▶ [Set exercise]
Restate the records that follow word for word; no pictures should appear.

▶ [Data records]
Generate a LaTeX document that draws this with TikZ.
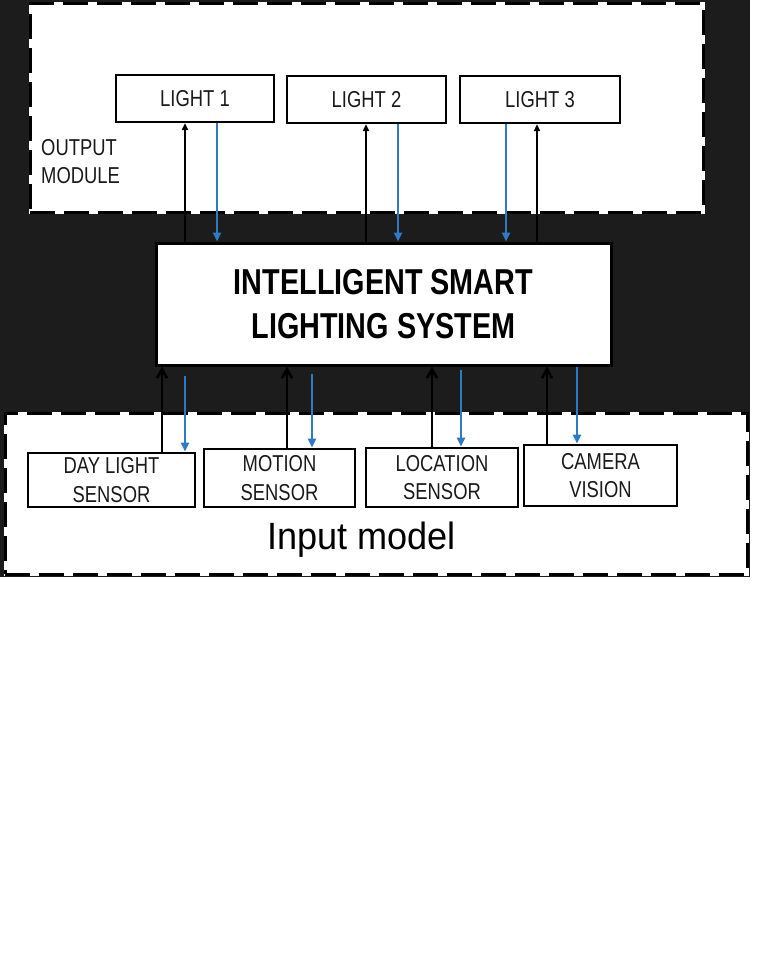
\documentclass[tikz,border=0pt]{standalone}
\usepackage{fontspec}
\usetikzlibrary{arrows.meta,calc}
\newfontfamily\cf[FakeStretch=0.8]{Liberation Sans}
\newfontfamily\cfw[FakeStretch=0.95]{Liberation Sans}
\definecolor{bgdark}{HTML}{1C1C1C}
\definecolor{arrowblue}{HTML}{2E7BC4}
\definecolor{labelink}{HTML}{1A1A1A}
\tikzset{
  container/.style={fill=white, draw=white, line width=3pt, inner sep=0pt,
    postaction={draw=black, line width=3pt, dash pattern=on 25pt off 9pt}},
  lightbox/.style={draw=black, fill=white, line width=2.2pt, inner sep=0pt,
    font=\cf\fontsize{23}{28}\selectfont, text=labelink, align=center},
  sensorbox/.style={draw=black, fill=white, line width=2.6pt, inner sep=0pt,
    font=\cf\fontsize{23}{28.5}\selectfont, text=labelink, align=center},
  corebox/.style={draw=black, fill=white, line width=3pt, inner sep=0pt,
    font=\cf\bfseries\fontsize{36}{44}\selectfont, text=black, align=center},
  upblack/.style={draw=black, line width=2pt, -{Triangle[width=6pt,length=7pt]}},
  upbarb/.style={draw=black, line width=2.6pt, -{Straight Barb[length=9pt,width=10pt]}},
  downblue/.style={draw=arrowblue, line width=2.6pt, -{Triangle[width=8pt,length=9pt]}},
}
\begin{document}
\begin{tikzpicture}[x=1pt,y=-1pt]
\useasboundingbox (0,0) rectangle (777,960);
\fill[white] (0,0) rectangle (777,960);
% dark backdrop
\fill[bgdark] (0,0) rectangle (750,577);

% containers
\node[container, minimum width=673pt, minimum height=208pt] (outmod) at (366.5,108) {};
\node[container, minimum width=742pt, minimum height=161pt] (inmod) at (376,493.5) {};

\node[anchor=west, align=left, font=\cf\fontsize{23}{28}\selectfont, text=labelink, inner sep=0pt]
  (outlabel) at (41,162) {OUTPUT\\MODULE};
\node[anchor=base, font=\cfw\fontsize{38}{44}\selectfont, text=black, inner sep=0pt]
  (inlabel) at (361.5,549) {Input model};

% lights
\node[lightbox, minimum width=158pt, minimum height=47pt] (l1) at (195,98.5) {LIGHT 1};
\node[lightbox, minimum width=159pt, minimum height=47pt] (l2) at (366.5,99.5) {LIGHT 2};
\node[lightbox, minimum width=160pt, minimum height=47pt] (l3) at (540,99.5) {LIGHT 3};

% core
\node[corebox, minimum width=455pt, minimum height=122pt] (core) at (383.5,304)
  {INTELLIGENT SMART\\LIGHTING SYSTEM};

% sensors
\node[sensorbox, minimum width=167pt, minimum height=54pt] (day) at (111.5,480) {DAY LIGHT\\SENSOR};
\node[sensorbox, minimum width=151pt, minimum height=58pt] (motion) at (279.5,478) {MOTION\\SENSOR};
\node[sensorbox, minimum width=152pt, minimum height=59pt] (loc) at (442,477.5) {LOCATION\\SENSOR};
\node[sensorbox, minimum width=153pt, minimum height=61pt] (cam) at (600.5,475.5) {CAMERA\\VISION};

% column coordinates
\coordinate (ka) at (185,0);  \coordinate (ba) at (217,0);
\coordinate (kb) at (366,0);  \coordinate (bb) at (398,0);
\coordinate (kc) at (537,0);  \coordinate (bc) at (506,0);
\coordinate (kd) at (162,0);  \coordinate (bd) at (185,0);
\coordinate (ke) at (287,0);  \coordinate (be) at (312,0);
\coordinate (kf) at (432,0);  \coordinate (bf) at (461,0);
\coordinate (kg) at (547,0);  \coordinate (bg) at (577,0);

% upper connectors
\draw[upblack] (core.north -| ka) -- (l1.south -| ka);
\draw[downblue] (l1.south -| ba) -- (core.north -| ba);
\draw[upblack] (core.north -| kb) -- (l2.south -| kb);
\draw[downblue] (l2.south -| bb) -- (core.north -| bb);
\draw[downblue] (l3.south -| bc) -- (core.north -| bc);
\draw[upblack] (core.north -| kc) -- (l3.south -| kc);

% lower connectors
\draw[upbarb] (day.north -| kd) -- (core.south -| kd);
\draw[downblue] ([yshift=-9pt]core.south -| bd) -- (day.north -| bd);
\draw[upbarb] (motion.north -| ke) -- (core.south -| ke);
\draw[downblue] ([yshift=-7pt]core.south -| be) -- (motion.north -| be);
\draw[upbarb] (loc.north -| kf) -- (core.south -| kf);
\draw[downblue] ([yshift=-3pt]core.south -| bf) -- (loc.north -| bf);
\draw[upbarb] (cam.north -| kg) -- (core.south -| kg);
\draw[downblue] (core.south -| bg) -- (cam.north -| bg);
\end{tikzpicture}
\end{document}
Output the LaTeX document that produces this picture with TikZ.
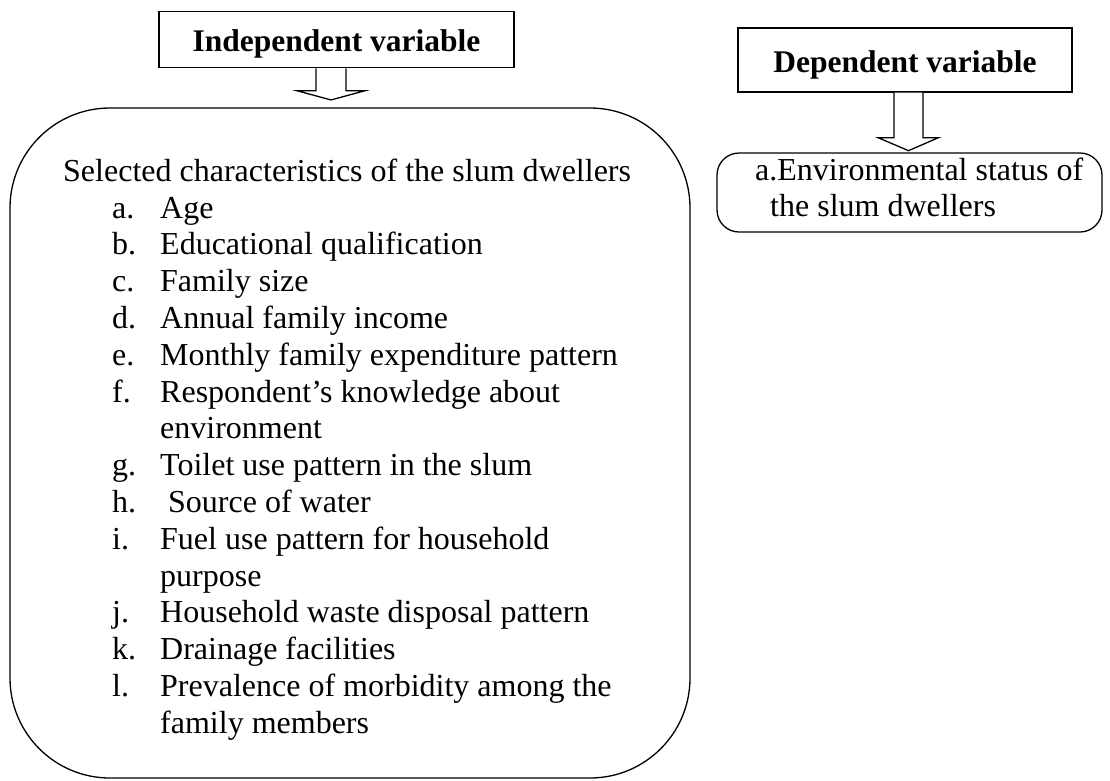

▶ [Result]
Generate a LaTeX document that draws this with TikZ.
\documentclass[tikz,border=0pt]{standalone}
\usepackage{fontspec}
\usetikzlibrary{arrows.meta,calc}
\newfontfamily\cf[FakeStretch=0.8]{Liberation Sans}
\newfontfamily\cfw[FakeStretch=0.95]{Liberation Sans}
\definecolor{bgdark}{HTML}{1C1C1C}
\definecolor{arrowblue}{HTML}{2E7BC4}
\definecolor{labelink}{HTML}{1A1A1A}
\tikzset{
  container/.style={fill=white, draw=white, line width=3pt, inner sep=0pt,
    postaction={draw=black, line width=3pt, dash pattern=on 25pt off 9pt}},
  lightbox/.style={draw=black, fill=white, line width=2.2pt, inner sep=0pt,
    font=\cf\fontsize{23}{28}\selectfont, text=labelink, align=center},
  sensorbox/.style={draw=black, fill=white, line width=2.6pt, inner sep=0pt,
    font=\cf\fontsize{23}{28.5}\selectfont, text=labelink, align=center},
  corebox/.style={draw=black, fill=white, line width=3pt, inner sep=0pt,
    font=\cf\bfseries\fontsize{36}{44}\selectfont, text=black, align=center},
  upblack/.style={draw=black, line width=2pt, -{Triangle[width=6pt,length=7pt]}},
  upbarb/.style={draw=black, line width=2.6pt, -{Straight Barb[length=9pt,width=10pt]}},
  downblue/.style={draw=arrowblue, line width=2.6pt, -{Triangle[width=8pt,length=9pt]}},
}
\begin{document}
\begin{tikzpicture}[x=1pt,y=-1pt]
\useasboundingbox (0,0) rectangle (777,960);
\fill[white] (0,0) rectangle (777,960);
% dark backdrop
\fill[bgdark] (0,0) rectangle (750,577);

% containers
\node[container, minimum width=673pt, minimum height=208pt] (outmod) at (366.5,108) {};
\node[container, minimum width=742pt, minimum height=161pt] (inmod) at (376,493.5) {};

\node[anchor=west, align=left, font=\cf\fontsize{23}{28}\selectfont, text=labelink, inner sep=0pt]
  (outlabel) at (41,162) {OUTPUT\\MODULE};
\node[anchor=base, font=\cfw\fontsize{38}{44}\selectfont, text=black, inner sep=0pt]
  (inlabel) at (361.5,549) {Input model};

% lights
\node[lightbox, minimum width=158pt, minimum height=47pt] (l1) at (195,98.5) {LIGHT 1};
\node[lightbox, minimum width=159pt, minimum height=47pt] (l2) at (366.5,99.5) {LIGHT 2};
\node[lightbox, minimum width=160pt, minimum height=47pt] (l3) at (540,99.5) {LIGHT 3};

% core
\node[corebox, minimum width=455pt, minimum height=122pt] (core) at (383.5,304)
  {INTELLIGENT SMART\\LIGHTING SYSTEM};

% sensors
\node[sensorbox, minimum width=167pt, minimum height=54pt] (day) at (111.5,480) {DAY LIGHT\\SENSOR};
\node[sensorbox, minimum width=151pt, minimum height=58pt] (motion) at (279.5,478) {MOTION\\SENSOR};
\node[sensorbox, minimum width=152pt, minimum height=59pt] (loc) at (442,477.5) {LOCATION\\SENSOR};
\node[sensorbox, minimum width=153pt, minimum height=61pt] (cam) at (600.5,475.5) {CAMERA\\VISION};

% column coordinates
\coordinate (ka) at (185,0);  \coordinate (ba) at (217,0);
\coordinate (kb) at (366,0);  \coordinate (bb) at (398,0);
\coordinate (kc) at (537,0);  \coordinate (bc) at (506,0);
\coordinate (kd) at (162,0);  \coordinate (bd) at (185,0);
\coordinate (ke) at (287,0);  \coordinate (be) at (312,0);
\coordinate (kf) at (432,0);  \coordinate (bf) at (461,0);
\coordinate (kg) at (547,0);  \coordinate (bg) at (577,0);

% upper connectors
\draw[upblack] (core.north -| ka) -- (l1.south -| ka);
\draw[downblue] (l1.south -| ba) -- (core.north -| ba);
\draw[upblack] (core.north -| kb) -- (l2.south -| kb);
\draw[downblue] (l2.south -| bb) -- (core.north -| bb);
\draw[downblue] (l3.south -| bc) -- (core.north -| bc);
\draw[upblack] (core.north -| kc) -- (l3.south -| kc);

% lower connectors
\draw[upbarb] (day.north -| kd) -- (core.south -| kd);
\draw[downblue] ([yshift=-9pt]core.south -| bd) -- (day.north -| bd);
\draw[upbarb] (motion.north -| ke) -- (core.south -| ke);
\draw[downblue] ([yshift=-7pt]core.south -| be) -- (motion.north -| be);
\draw[upbarb] (loc.north -| kf) -- (core.south -| kf);
\draw[downblue] ([yshift=-3pt]core.south -| bf) -- (loc.north -| bf);
\draw[upbarb] (cam.north -| kg) -- (core.south -| kg);
\draw[downblue] (core.south -| bg) -- (cam.north -| bg);
\end{tikzpicture}
\end{document}
Output the LaTeX document that produces this picture with TikZ.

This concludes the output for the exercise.